@Mike Gravgaard
XP is eight years old now.. don't you think Microsoft should be given some leeway on memory, especially as it's dirt cheap? A new build XP box these days needs a mimimum of half a gig to do anything sane, so I don't think Windows 7 needing a gig is that unreasonable.
Whilst I am not entirely happy with what appears to be a tune up of Vista rather than anything significant, Windows 7 is considerably slimmer than Vista. I upgraded a (4GB, 2GHz) laptop to Windows 7. It uses half a gig less memory (1.2GB in use on x64, including integrated graphics memory) than in Vista on startup, and boots faster than the quad core desktop next to it..
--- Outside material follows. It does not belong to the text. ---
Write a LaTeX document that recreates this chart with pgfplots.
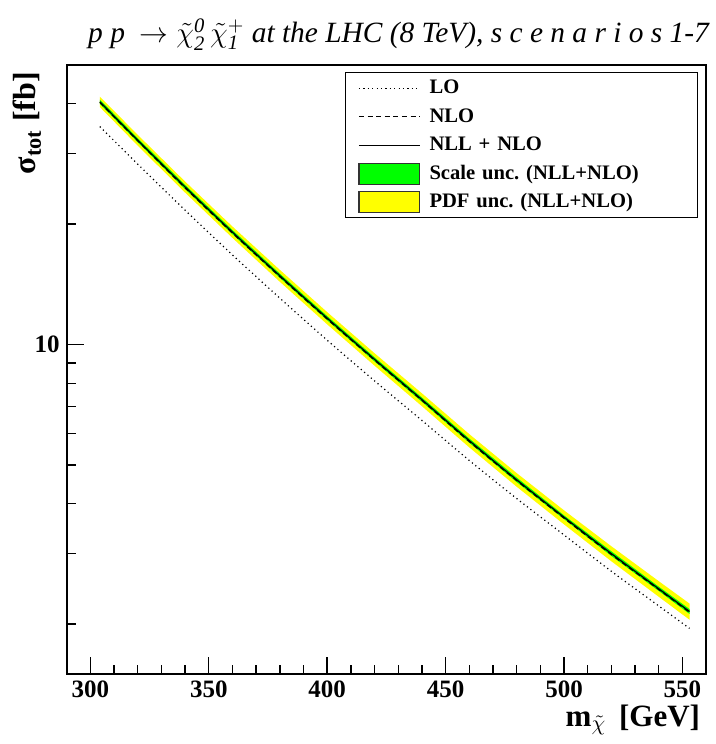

It's entirely possible to create your own slipstreamed patch CD, and has been since XP, or use WSUS.
There is package management - that's what the Windows Installer is for. Alternatively if you mean dependency handling and online repositories, that's not really the way Windows works. There shouldn't be anything stopping people using the windows install for that though. I suppose converting something like cygwin to use Windows Installer might make a bit of a mess of it, but other than that where's the deficiency?
Personally I still wouldn't touch VirtualBox with a bargepole, even though I have a soft spot for Innotek who originally developed it. It's far too buggy under multiple Unix OSes as well as Windows. VMWare Server or Virtual Server, OTOH, should be fine and I'm reasonably confident that crashes in those are due to the OS rather than the VM..
As far as bling goes, whilst I agree, it isn't what sells. People like UI bling - it's one of the easiest 'improvements' to see. I'm not seeing an issue even on fairly crap X3100 Intel graphics - in fact it is quite fast, and the improvement over RDP is huge.
I don't know how many versions of Windows 7 there will be, but I'd be prepared to put money on at least three : Home Premium, Business and Ultimate.